There is a split of authority as to whether an inherent conflict exists between a job requiring level 3 reasoning and a finding that a claimant should be limited to simple, routine tasks and unskilled work.   E.g., Terry v. Astrue, 580 F.3d 471, 478 (7th Cir. 2009).  See,  Renfrow v. Astrue, 496 F.3d 918, 921 (8th Cir. 2007); Clawson v. Astrue, Civil Action No. 11–294, 2013 WL 154206, at *6 (W.D. Pa. Jan. 15, 2013); Simpson v. Astrue, Civil Action No. 10–2874, 2011 WL 1883124, at *7 (E.D. Pa. May 17, 2011) VERSUS  Terry v. Astrue, 580 F.3d 471, 478 (7th Cir. 2009); Renfrow v. Astrue, 496 F.3d 918, 921 (8th Cir. 2007); Clawson v. Astrue, Civil Action No. 11–294, 2013 WL 154206, at *6 (W.D. Pa. Jan. 15, 2013); Simpson v. Astrue, Civil Action No. 10–2874, 2011 WL 1883124, at *7 (E.D. Pa. May 17, 2011).

 

The review of the aforementioned cases demonstrates that there is no bright-line rule stating whether there is a per se conflict between a job that requires level 3 reasoning and a finding that a claimant should be limited to simple and routine work.

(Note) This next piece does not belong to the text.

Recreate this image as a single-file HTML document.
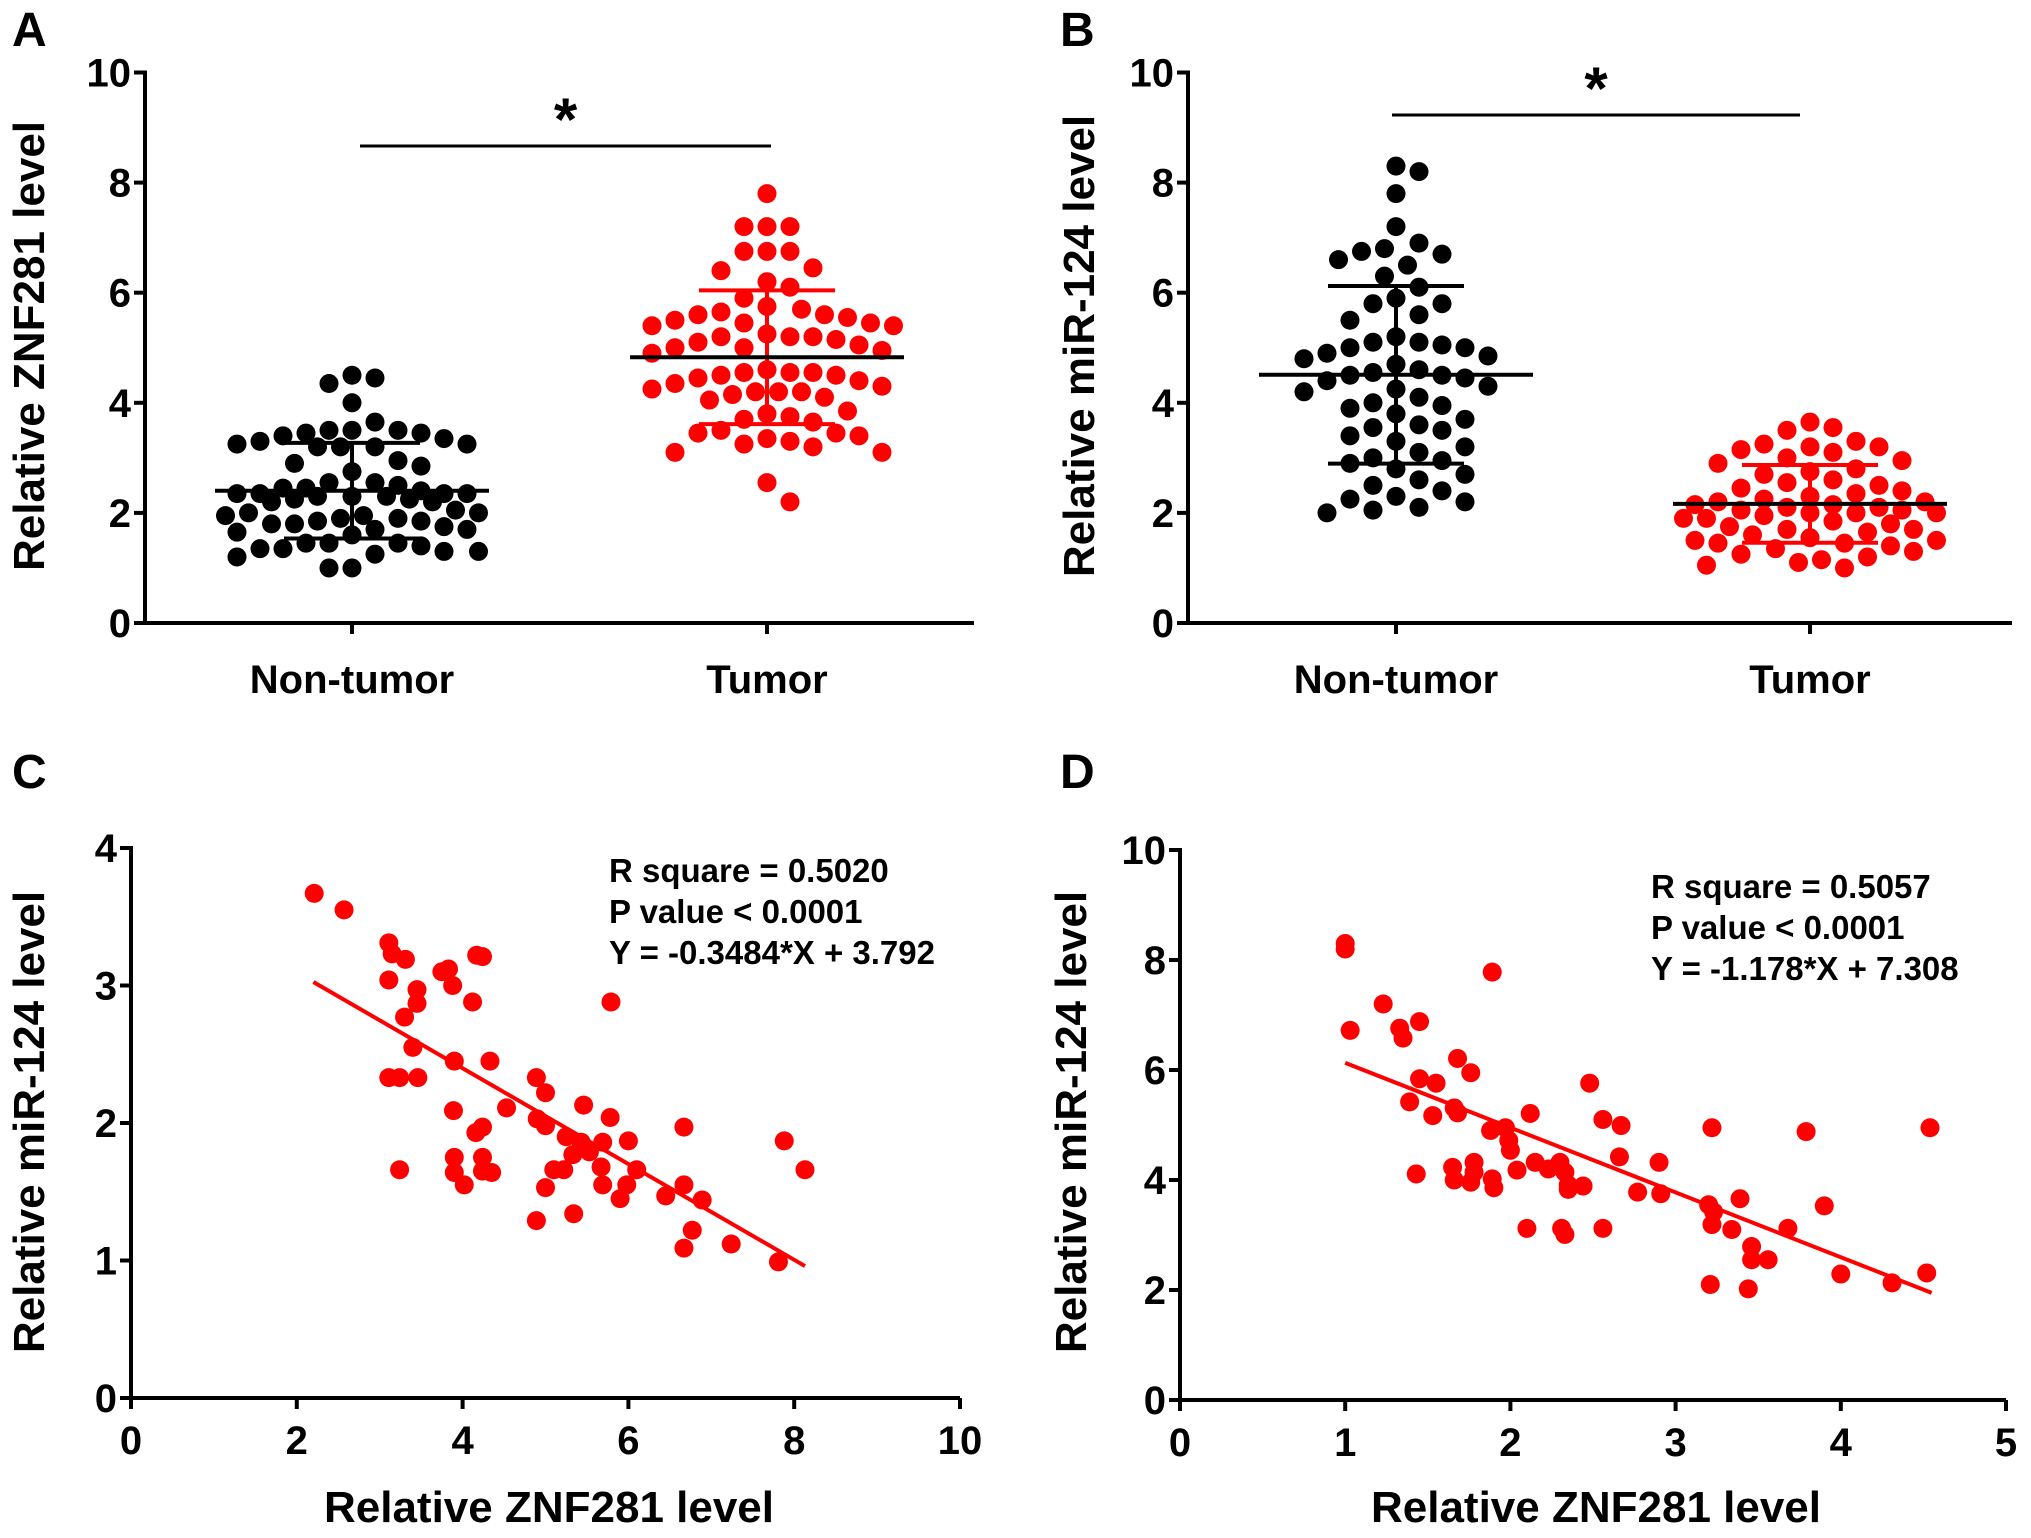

Without controlling precedent on this issue, this Court finds that the decisions in the Terry and Simpson cases are most applicable to the facts of Zirnsak’s case - any error stemming from an ALJ’s failure to ask about a conflict was harmless where the record established that the claimant in question could perform a level 3 reasoning job, despite a limitation to simple work.

 

Second, as in Terry and Simpson, Zirnsak’s counsel did not identify any inconsistencies between the VE’s testimony and the DOT at her hearing. (Tr. at 59). In fact, Zirnsak’s counsel did not question the VE regarding inconsistencies at all.  Finally, as in Simpson, the occupations listed by the VE were only “a couple examples” of jobs available to Zirnsak. ....Accordingly, the combination of these factors compels our finding that “any conflict [was] not so obvious that the ALJ should have pursued the question.”